URTEIL DES GERICHTS FÜR DEN ÖFFENTLICHEN DIENST
(Erste Kammer)

28. Oktober 2010

Rechtssache F-77/08

Isabel Vicente Carbajosa u. a.

gegen

Europäische Kommission

„Öffentlicher Dienst – Allgemeine Auswahlverfahren EPSO/AD/116/08 und EPSO/AD/117/08 im Bereich der Betrugsbekämpfung – Ausschluss von Bewerbern infolge der bei den Zugangstests erzielten Ergebnisse – Entscheidung der Anstellungsbehörde – Unterbliebene Einlegung einer Beschwerde – Unzulässigkeit der Klage“

Gegenstand: Klage gemäß den Art. 236 EG und 152 EA, mit der Frau Vicente Carabajosa und fünf weitere Beamte/Bedienstete auf Zeit der Kommission die Aufhebung der Einzelentscheidungen des Europäischen Amts für Personalauswahl (EPSO) vom 5. Juni 2008, sie jeweils nicht zu den Prüfungen der allgemeinen Auswahlverfahren EPSO/AD/116/08 und EPSO/AD/117/08 zuzulassen, beantragen

Entscheidung: Die Klage wird als unzulässig abgewiesen. Die Kläger tragen ihre eigenen Kosten sowie die Kosten der Kommission.
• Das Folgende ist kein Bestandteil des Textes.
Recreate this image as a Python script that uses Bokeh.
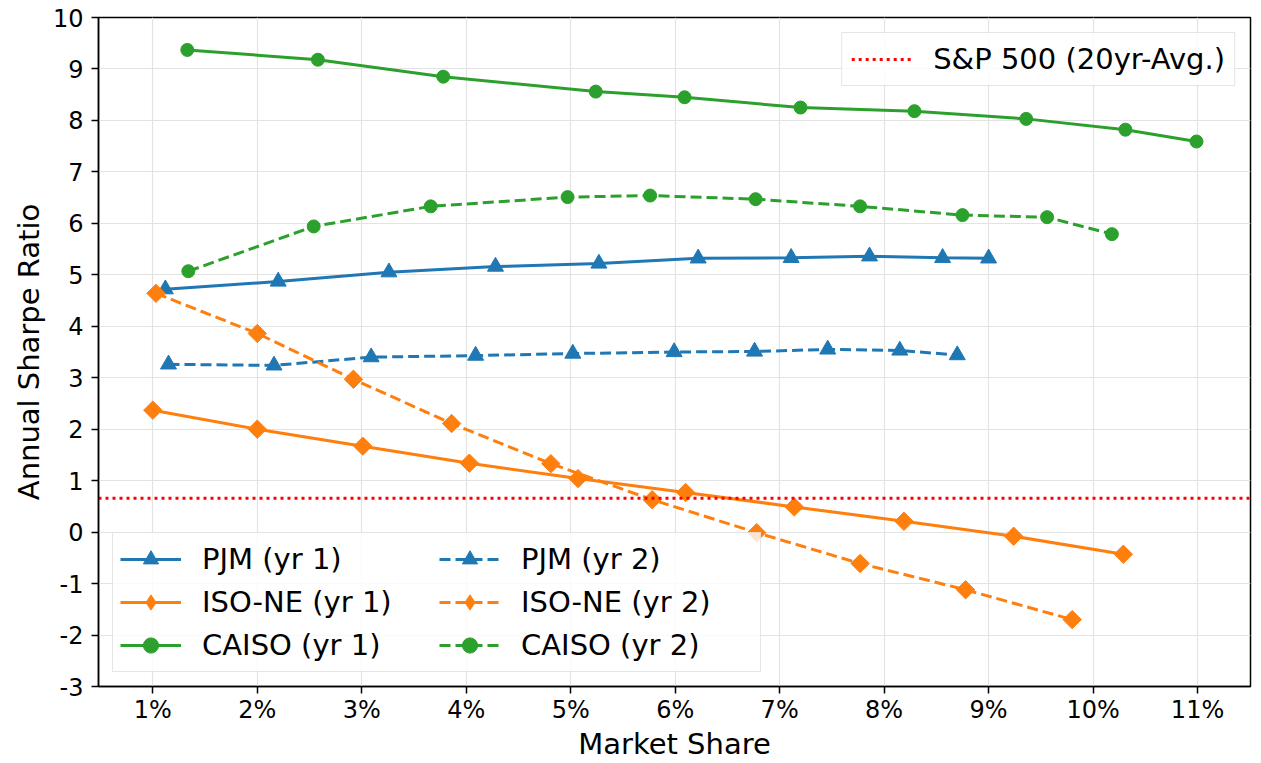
from bokeh.plotting import figure
from bokeh.models import Range1d, FixedTicker, Legend, LegendItem
from bokeh.embed import file_html
from bokeh.resources import INLINE
import numpy as np

# ---- data (market share in %, annual Sharpe ratio) ----
pjm1_x = [1.12, 2.20, 3.26, 4.28, 5.27, 6.22, 7.11, 7.86, 8.56, 9.00]
pjm1_y = [4.72, 4.87, 5.05, 5.16, 5.22, 5.32, 5.33, 5.36, 5.33, 5.32]
pjm2_x = [1.15, 2.16, 3.09, 4.09, 5.02, 5.99, 6.76, 7.46, 8.15, 8.70]
pjm2_y = [3.26, 3.24, 3.40, 3.43, 3.47, 3.50, 3.51, 3.55, 3.53, 3.44]
iso1_x = [1.00, 2.00, 3.01, 4.03, 5.07, 6.10, 7.14, 8.19, 9.24, 10.29]
iso1_y = [2.37, 2.00, 1.67, 1.34, 1.04, 0.77, 0.49, 0.21, -0.08, -0.43]
iso2_x = [1.03, 2.00, 2.92, 3.86, 4.81, 5.78, 6.78, 7.77, 8.78, 9.80]
iso2_y = [4.64, 3.86, 2.97, 2.11, 1.33, 0.63, -0.01, -0.61, -1.12, -1.70]
caiso1_x = [1.33, 2.58, 3.78, 5.24, 6.09, 7.20, 8.29, 9.36, 10.31, 10.99]
caiso1_y = [9.37, 9.18, 8.85, 8.56, 8.45, 8.25, 8.18, 8.03, 7.82, 7.59]
caiso2_x = [1.34, 2.54, 3.66, 4.97, 5.76, 6.77, 7.77, 8.75, 9.56, 10.18]
caiso2_y = [5.07, 5.94, 6.33, 6.51, 6.54, 6.47, 6.33, 6.16, 6.12, 5.79]
sp500_avg = 0.66

x_ticks = list(range(1, 12))
x_tick_labels = [f"{t}%" for t in x_ticks]
y_ticks = list(range(-3, 11))
y_tick_labels = [str(t) for t in y_ticks]

BLUE, ORANGE, GREEN = "#1f77b4", "#ff7f0e", "#2ca02c"
FONT = "DejaVu Sans"
X0, X1 = 0.48, 11.507

p = figure(width=1258, height=763, x_range=Range1d(X0, X1), y_range=Range1d(-3, 10),
           output_backend="svg", toolbar_location=None,
           min_border_left=98, min_border_right=8, min_border_top=17, min_border_bottom=70)

p.outline_line_color = "black"
p.outline_line_width = 1.5
p.background_fill_color = "white"

for ax in (p.xaxis[0], p.yaxis[0]):
    ax.axis_line_width = 1.5
    ax.axis_line_color = "black"
    ax.major_tick_line_color = "black"
    ax.major_tick_line_width = 1.5
    ax.major_tick_in = 0
    ax.major_tick_out = 7
    ax.minor_tick_line_color = None
    ax.major_label_text_font = FONT
    ax.major_label_text_font_size = "24px"
    ax.major_label_text_color = "black"
    ax.axis_label_text_font = FONT
    ax.axis_label_text_font_size = "29px"
    ax.axis_label_text_font_style = "normal"
    ax.axis_label_text_color = "black"

p.xaxis.ticker = FixedTicker(ticks=x_ticks)
p.xaxis.major_label_overrides = dict(zip(x_ticks, x_tick_labels))
p.yaxis.ticker = FixedTicker(ticks=y_ticks)
p.yaxis.major_label_overrides = dict(zip(y_ticks, y_tick_labels))
p.xaxis.axis_label = "Market Share"
p.yaxis.axis_label = "Annual Sharpe Ratio"
p.xaxis.major_label_standoff = 2
p.xaxis.axis_label_standoff = 0
p.yaxis.major_label_standoff = 8
p.yaxis.axis_label_standoff = 4

p.xgrid.ticker = FixedTicker(ticks=x_ticks)
p.ygrid.ticker = FixedTicker(ticks=y_ticks)
p.grid.grid_line_color = "#e3e3e3"
p.grid.grid_line_width = 1.2

LW = 3
DASH = "11 5"
ang = np.pi / 4
nan1 = np.array([np.nan])

def series(xs, ys, color, dash, marker):
    l = p.line(xs, ys, line_color=color, line_width=LW, line_dash=dash)
    if marker == "triangle":
        s = p.scatter(xs, ys, marker="triangle", size=16, fill_color=color, line_color=color)
        return [l, s]
    elif marker == "diamond":
        p.scatter(xs, ys, marker="square", angle=ang, size=13, fill_color=color, line_color=color)
        # legend proxy (not drawn in the plot area): diamond glyph for the legend
        s = p.scatter(nan1, nan1, marker="diamond", size=18, fill_color=color, line_color=color)
        return [l, s]
    else:
        s = p.scatter(xs, ys, marker="circle", size=13, fill_color=color, line_color=color)
        return [l, s]

r_pjm1 = series(pjm1_x, pjm1_y, BLUE, "solid", "triangle")
r_iso1 = series(iso1_x, iso1_y, ORANGE, "solid", "diamond")
r_cai1 = series(caiso1_x, caiso1_y, GREEN, "solid", "circle")
r_pjm2 = series(pjm2_x, pjm2_y, BLUE, DASH, "triangle")
r_iso2 = series(iso2_x, iso2_y, ORANGE, DASH, "diamond")
r_cai2 = series(caiso2_x, caiso2_y, GREEN, DASH, "circle")

r_sp = p.line([X0, X1], [sp500_avg, sp500_avg], line_color="red", line_width=3, line_dash="3 4")

def style_legend(lg):
    lg.label_text_font = FONT
    lg.label_text_font_size = "29px"
    lg.label_text_color = "black"
    lg.border_line_color = "#cccccc"
    lg.border_line_width = 1.2
    lg.background_fill_color = "white"
    lg.background_fill_alpha = 0.8

leg1 = Legend(items=[LegendItem(label="S&P 500 (20yr-Avg.)", renderers=[r_sp])],
              location="top_right", margin=15)
style_legend(leg1)
leg1.glyph_width = 60
leg1.glyph_height = 32
leg1.padding = 9
leg1.label_standoff = 22
p.add_layout(leg1, "center")

leg2 = Legend(items=[
    LegendItem(label="PJM (yr 1)", renderers=r_pjm1),
    LegendItem(label="ISO-NE (yr 1)", renderers=r_iso1),
    LegendItem(label="CAISO (yr 1)", renderers=r_cai1),
    LegendItem(label="PJM (yr 2)", renderers=r_pjm2),
    LegendItem(label="ISO-NE (yr 2)", renderers=r_iso2),
    LegendItem(label="CAISO (yr 2)", renderers=r_cai2),
], location="bottom_left", margin=14, orientation="vertical", nrows=3)
style_legend(leg2)
leg2.glyph_width = 61
leg2.glyph_height = 38
leg2.padding = 7
leg2.spacing = 5
leg2.label_standoff = 21
leg2.label_width = 232
p.add_layout(leg2, "center")

open("out.html", "w").write(file_html(p, INLINE))
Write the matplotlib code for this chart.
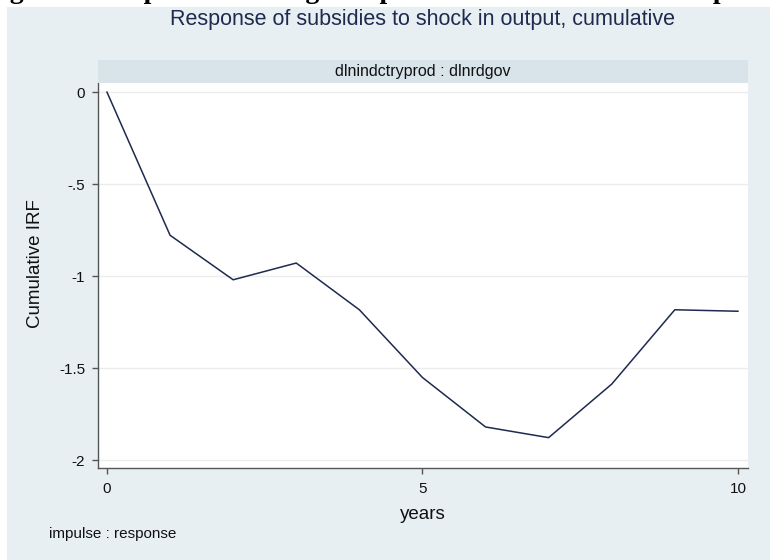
import matplotlib
matplotlib.use("Agg")
import matplotlib.pyplot as plt
from matplotlib.patches import Rectangle

# cumulative IRF
years = [0, 1, 2, 3, 4, 5, 6, 7, 8, 9, 10]
cirf = [0.0, -0.778, -1.020, -0.929, -1.183, -1.551, -1.820, -1.878, -1.587, -1.183, -1.191]
yticks = [0, -0.5, -1, -1.5, -2]
ytick_labels = ["0", "-.5", "-1", "-1.5", "-2"]
xticks = [0, 5, 10]

plt.rcParams["font.family"] = ["Liberation Sans", "DejaVu Sans"]

bg = "#e8eff2"
strip = "#d8e3ea"
navy = "#1e2a4e"

fig = plt.figure(figsize=(7.7, 5.6), dpi=100, facecolor="white")
W, H = 770.0, 560.0

# graph region background (page is white around it)
fig.patches.append(Rectangle((7 / W, 0), 1 - 7 / W, 1 - 7 / H, transform=fig.transFigure,
                             facecolor=bg, edgecolor="none", zorder=-10))

# clipped caption from the document above the graph
fig.text(-0.02, 1 + 2.5 / H, "Figure 4: Response of changes in public R&D subsidies to output shock",
         fontsize=20, fontweight="bold", family="Liberation Serif", va="baseline", ha="left")

left, right = 97.7 / W, 748 / W
bottom, top = 1 - 468 / H, 1 - 83 / H
ax = fig.add_axes([left, bottom, right - left, top - bottom])
ax.set_facecolor("white")
xc = (left + right) / 2

# header strip
fig.patches.append(Rectangle((left, top), right - left, 23 / H, transform=fig.transFigure,
                             facecolor=strip, edgecolor="none"))
fig.text(xc, top + 11.5 / H, "dlnindctryprod : dlnrdgov", ha="center", va="center",
         fontsize=11.5, color="#111111")

fig.text(xc, 1 - 20 / H, "Response of subsidies to shock in output, cumulative",
         ha="center", va="center", fontsize=15.5, color=navy)

ax.plot(years, cirf, color=navy, lw=1.1)

ax.set_xlim(-0.147, 10.16)
ax.set_ylim(-2.043, 0.0495)
ax.set_yticks(yticks)
ax.set_yticklabels(ytick_labels)
ax.set_xticks(xticks)
ax.grid(axis="y", color="#ececec", lw=1)
ax.set_axisbelow(True)

for s in ["top", "right"]:
    ax.spines[s].set_visible(False)
for s in ["left", "bottom"]:
    ax.spines[s].set_color("#555555")
    ax.spines[s].set_linewidth(1)
ax.tick_params(axis="both", length=4, width=1, color="#555555", labelsize=11, labelcolor="#111111")
ax.tick_params(axis="y", pad=5)
ax.tick_params(axis="x", pad=6)

# by-graph titles: y title centred on strip + plot
fig.text(35 / W, 1 - 264 / H, "Cumulative IRF", rotation=90, ha="center", va="center",
         fontsize=13.5, color="#111111")
ax.set_xlabel("years", fontsize=13.5, color="#111111", labelpad=7)

fig.text(49 / W, 1 - 534 / H, "impulse : response", ha="left", va="center", fontsize=11, color="#111111")

fig.savefig("out.png", dpi=100, facecolor="white")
Das Königreich Spanien trägt als Streithelfer zur Unterstützung der Anträge der Kläger seine eigenen Kosten.

Leitsätze

1.      Beamte – Klage – Vorherige Verwaltungsbeschwerde – Fehlen – Unzulässigkeit – Ausnahmen

(Beamtenstatut, Art. 90 Abs. 2 und 91 Abs. 2)

2.      Europäisches Amt für Personalauswahl (EPSO) – Der Anstellungsbehörde gemäß Art. 90 des Statuts übertragene Befugnisse

(Beschluss 2002/621 der Generalsekretäre des Europäischen Parlaments, des Rates, der Kommission, des Kanzlers des Gerichtshofes, der Generalsekretäre des Rechnungshofes, des Wirtschafts- und Sozialausschusses, des Ausschusses der Regionen und des Vertreters des Bürgerbeauftragten, Art. 4 Abs. 1)

1.      Nach Art. 91 Abs. 2 des Statuts ist eine Klage bei einem Unionsgericht nur zulässig, sofern bei der Anstellungsbehörde zuvor eine Beschwerde im Sinne von Art. 90 Abs. 2 des Statuts gegen eine beschwerende Maßnahme eingereicht wurde.

Der Umstand, dass innerhalb der festgesetzten Frist keine Beschwerde eingelegt worden ist, führt zur Unzulässigkeit der Klage, es sei denn, die Klage richtet sich gegen eine Handlung, die nicht von der Anstellungsbehörde selbst ausgeht, wie z. B. eine Entscheidung des Prüfungsausschusses für ein Auswahlverfahren oder eine dienstliche Beurteilung.

(vgl. Randnrn. 27 und 28)

Verweisung auf:

Gerichtshof: 10. Juni 1987, Pomar/Kommission, 317/85, Slg. 1987, 2467, Randnrn. 11 und 13

Gericht erster Instanz: 20. Juni 1990, Burban/Parlament, T‑133/89, Slg. 1990, II‑245, Randnr. 17; 16. Juli 1992, Della Pietra/Kommission, T‑1/91, Slg. 1992, II‑2145, Randnr. 23

Gericht für den öffentlichen Dienst: 27. September 2007, Dálnoky/Kommission, F‑120/06, Slg. ÖD 2007, I‑A‑1‑269 und II‑A‑1‑1517, Randnr. 35; 9. Dezember 2008, T/Kommission, F‑106/05, Slg. ÖD 2008, I‑A‑1‑419 und II‑A‑1‑2315, Randnr. 84

2.      Aus Art. 4 Abs. 1 des Beschlusses 2002/621 über die Organisation und den Betrieb des Europäischen Amtes für Personalauswahl (EPSO) geht hervor, dass der Leiter des EPSO bei Anträgen oder Beschwerden in Bezug auf die Aufgaben des EPSO, zu denen nach der Bekanntmachung des Auswahlverfahrens u. a. die Abhaltung von Zugangstests für alle Bewerber sowie die Beurteilung dieser Tests gehören können, die der Anstellungsbehörde gemäß Art. 90 des Statuts übertragenen Befugnisse ausübt.